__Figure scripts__
>>
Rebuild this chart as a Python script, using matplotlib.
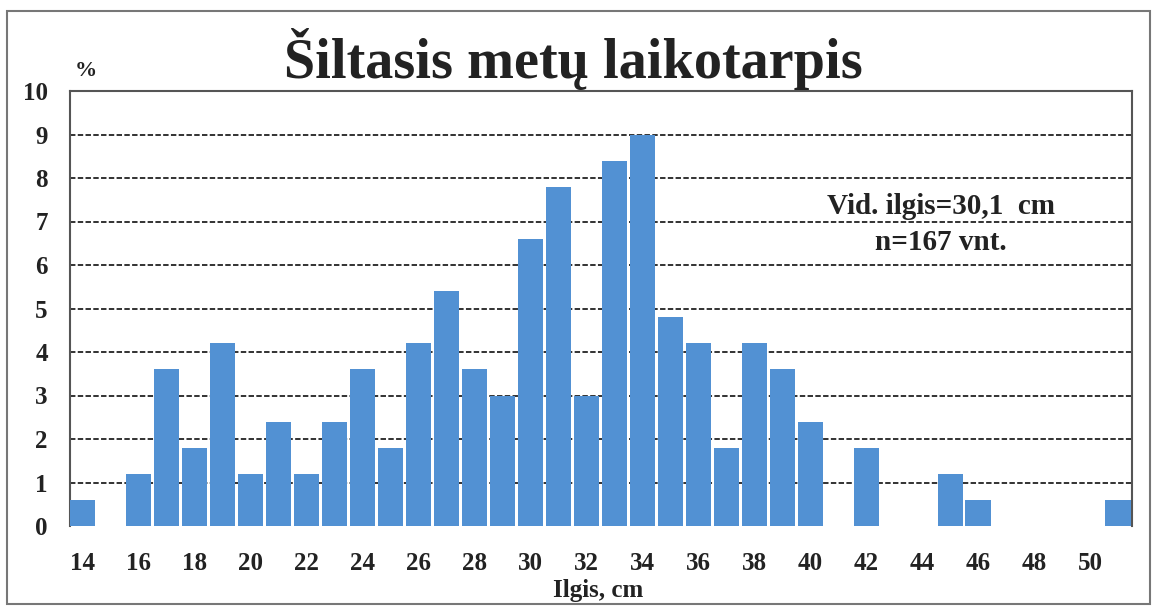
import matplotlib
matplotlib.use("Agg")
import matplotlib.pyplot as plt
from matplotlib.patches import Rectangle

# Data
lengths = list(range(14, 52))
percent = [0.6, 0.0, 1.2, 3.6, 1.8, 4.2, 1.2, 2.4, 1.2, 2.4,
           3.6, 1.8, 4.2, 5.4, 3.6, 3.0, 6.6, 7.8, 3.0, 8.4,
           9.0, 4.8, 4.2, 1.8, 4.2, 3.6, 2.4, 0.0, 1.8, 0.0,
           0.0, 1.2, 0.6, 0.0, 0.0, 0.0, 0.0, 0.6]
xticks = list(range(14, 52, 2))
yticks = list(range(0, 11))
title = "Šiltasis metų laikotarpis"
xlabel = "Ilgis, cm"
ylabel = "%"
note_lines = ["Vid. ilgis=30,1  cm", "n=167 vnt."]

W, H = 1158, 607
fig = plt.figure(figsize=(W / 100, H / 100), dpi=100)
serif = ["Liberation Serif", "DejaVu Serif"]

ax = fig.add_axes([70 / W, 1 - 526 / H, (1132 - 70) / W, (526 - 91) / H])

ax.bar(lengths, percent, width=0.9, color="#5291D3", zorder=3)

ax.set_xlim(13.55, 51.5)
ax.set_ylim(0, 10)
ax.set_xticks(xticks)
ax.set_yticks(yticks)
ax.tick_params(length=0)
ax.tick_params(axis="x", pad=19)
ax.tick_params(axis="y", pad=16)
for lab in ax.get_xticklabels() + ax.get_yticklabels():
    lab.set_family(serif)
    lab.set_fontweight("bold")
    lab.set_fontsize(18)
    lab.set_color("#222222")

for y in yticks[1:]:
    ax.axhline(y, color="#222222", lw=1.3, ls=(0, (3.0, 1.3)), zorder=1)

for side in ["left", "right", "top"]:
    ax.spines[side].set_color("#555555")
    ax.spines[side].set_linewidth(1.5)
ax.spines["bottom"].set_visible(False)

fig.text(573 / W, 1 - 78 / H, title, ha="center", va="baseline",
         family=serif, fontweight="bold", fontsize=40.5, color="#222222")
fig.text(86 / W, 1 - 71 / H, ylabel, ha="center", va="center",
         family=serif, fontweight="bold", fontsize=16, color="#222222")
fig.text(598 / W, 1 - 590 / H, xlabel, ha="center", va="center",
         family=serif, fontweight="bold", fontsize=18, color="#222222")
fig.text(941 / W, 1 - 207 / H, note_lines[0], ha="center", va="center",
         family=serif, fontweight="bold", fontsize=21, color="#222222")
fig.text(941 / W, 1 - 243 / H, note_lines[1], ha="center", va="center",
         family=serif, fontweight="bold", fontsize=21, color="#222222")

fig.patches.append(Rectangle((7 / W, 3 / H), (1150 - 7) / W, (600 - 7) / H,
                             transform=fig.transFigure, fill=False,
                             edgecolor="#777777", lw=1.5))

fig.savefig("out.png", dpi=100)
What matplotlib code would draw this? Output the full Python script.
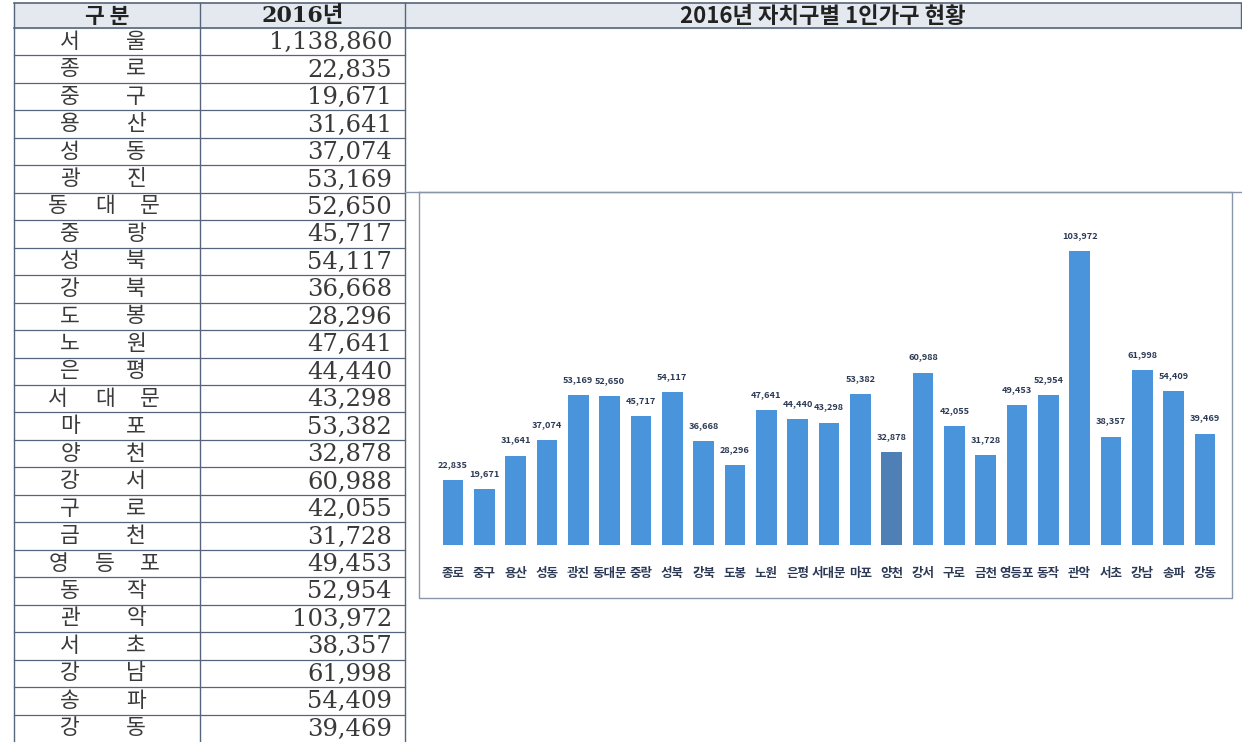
<<
__Your task__
Looking at the records above, work out how many lines include the word "matplotlib", then give that number by itself.

__Written answer__
6